Records with drawing code:
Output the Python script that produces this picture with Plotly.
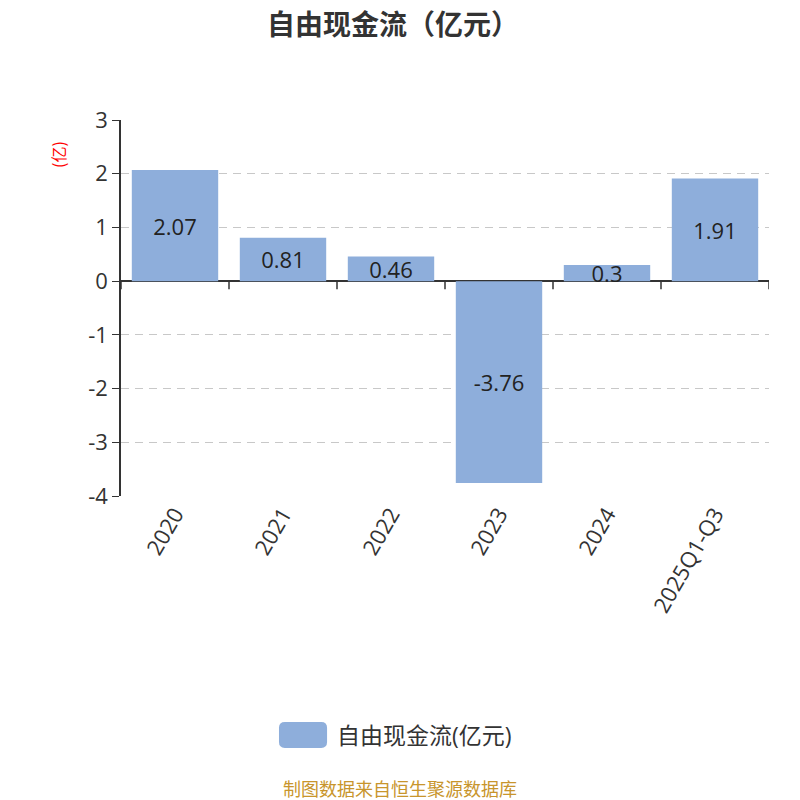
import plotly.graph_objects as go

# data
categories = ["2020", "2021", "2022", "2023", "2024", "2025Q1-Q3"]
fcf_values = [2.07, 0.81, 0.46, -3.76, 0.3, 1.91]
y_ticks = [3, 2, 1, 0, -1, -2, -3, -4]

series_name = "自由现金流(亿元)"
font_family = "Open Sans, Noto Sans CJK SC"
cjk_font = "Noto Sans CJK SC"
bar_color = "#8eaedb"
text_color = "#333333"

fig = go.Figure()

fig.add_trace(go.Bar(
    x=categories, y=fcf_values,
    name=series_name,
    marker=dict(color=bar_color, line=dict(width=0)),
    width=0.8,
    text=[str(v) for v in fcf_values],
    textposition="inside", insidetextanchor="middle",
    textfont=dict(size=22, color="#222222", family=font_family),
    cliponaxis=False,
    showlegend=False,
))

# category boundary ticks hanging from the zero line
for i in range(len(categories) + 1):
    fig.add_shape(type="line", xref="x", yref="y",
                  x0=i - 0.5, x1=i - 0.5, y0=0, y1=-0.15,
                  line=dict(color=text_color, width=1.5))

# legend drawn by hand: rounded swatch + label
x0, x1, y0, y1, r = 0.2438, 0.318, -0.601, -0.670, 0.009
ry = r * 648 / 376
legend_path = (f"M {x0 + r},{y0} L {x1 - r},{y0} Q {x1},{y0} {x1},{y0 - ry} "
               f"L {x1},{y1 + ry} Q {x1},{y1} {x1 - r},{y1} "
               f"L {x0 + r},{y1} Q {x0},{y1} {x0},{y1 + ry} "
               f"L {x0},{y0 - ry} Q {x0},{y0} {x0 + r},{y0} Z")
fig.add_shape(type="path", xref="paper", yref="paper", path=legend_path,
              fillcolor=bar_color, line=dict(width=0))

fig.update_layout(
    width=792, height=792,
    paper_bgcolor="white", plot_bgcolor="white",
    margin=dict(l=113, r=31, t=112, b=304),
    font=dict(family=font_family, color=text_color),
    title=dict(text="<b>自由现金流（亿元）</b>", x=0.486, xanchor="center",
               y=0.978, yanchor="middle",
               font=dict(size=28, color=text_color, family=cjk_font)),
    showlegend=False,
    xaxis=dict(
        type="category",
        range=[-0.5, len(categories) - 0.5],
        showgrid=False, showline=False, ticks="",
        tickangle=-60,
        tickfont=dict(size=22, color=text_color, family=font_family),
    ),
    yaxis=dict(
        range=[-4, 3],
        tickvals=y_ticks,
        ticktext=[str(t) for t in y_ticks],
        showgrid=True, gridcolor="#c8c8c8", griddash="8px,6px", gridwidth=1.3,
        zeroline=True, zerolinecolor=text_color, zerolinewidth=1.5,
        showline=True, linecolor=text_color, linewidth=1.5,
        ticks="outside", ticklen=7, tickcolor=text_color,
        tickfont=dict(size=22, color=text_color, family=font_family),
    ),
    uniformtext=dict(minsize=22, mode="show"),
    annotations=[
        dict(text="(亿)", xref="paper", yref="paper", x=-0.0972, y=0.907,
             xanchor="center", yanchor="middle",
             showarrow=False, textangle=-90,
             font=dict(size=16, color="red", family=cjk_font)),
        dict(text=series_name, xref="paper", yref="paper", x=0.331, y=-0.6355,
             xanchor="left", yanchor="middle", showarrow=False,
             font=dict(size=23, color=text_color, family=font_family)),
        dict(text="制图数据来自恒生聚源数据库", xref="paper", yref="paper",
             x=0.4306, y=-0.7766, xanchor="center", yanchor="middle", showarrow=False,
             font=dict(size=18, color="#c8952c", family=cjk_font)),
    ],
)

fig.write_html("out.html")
--
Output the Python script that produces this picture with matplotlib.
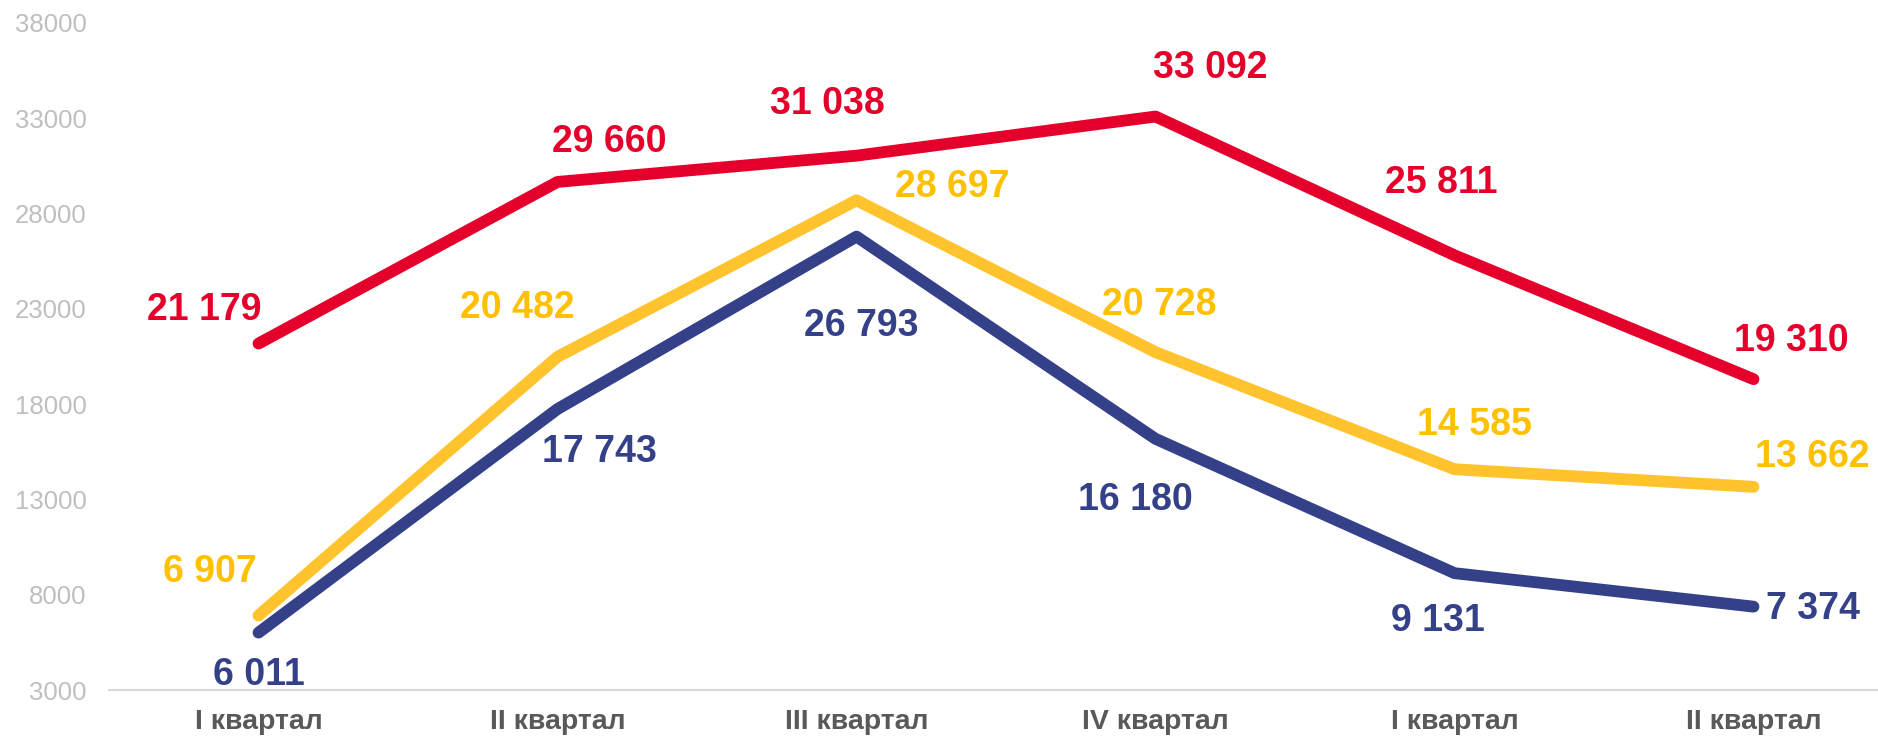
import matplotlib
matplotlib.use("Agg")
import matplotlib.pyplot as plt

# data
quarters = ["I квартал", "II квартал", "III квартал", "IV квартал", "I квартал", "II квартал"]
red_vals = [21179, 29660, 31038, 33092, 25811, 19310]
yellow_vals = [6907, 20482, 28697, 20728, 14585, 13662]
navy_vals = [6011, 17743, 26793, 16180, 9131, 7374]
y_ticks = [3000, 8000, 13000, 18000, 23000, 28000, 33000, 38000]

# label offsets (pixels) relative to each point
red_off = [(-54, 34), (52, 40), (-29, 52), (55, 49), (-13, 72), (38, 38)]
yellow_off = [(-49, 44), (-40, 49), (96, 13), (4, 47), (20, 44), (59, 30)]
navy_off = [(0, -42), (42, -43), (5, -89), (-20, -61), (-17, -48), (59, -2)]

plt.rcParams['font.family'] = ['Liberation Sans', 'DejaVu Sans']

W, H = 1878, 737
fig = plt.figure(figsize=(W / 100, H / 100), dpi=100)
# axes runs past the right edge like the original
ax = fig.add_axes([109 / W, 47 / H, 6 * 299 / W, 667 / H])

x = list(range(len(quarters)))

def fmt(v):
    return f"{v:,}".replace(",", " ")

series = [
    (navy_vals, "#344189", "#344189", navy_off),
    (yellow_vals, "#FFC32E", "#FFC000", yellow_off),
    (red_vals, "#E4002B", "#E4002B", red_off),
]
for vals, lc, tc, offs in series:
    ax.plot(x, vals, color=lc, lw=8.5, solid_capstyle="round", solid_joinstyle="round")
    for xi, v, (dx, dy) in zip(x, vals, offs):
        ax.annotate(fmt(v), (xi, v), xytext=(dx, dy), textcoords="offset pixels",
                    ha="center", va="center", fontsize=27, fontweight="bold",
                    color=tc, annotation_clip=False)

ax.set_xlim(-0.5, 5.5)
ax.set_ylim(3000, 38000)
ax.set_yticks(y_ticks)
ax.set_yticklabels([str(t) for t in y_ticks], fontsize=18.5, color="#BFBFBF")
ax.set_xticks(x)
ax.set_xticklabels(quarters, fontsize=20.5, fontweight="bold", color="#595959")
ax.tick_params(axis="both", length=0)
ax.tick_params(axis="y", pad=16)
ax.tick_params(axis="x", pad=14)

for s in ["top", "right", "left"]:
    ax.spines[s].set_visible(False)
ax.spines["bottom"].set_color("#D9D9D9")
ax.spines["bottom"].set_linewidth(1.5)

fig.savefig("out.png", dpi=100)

**INSTRUCTIONS TO FOLLOW**
Give again, word for word, only the lines starting at the line with "picture with matplotlib." and ending at the line with "-48), (59, -2)]", keeping both end lines; pictures stay out.

**TASK RESPONSE**
Output the Python script that produces this picture with matplotlib.
import matplotlib
matplotlib.use("Agg")
import matplotlib.pyplot as plt

# data
quarters = ["I квартал", "II квартал", "III квартал", "IV квартал", "I квартал", "II квартал"]
red_vals = [21179, 29660, 31038, 33092, 25811, 19310]
yellow_vals = [6907, 20482, 28697, 20728, 14585, 13662]
navy_vals = [6011, 17743, 26793, 16180, 9131, 7374]
y_ticks = [3000, 8000, 13000, 18000, 23000, 28000, 33000, 38000]

# label offsets (pixels) relative to each point
red_off = [(-54, 34), (52, 40), (-29, 52), (55, 49), (-13, 72), (38, 38)]
yellow_off = [(-49, 44), (-40, 49), (96, 13), (4, 47), (20, 44), (59, 30)]
navy_off = [(0, -42), (42, -43), (5, -89), (-20, -61), (-17, -48), (59, -2)]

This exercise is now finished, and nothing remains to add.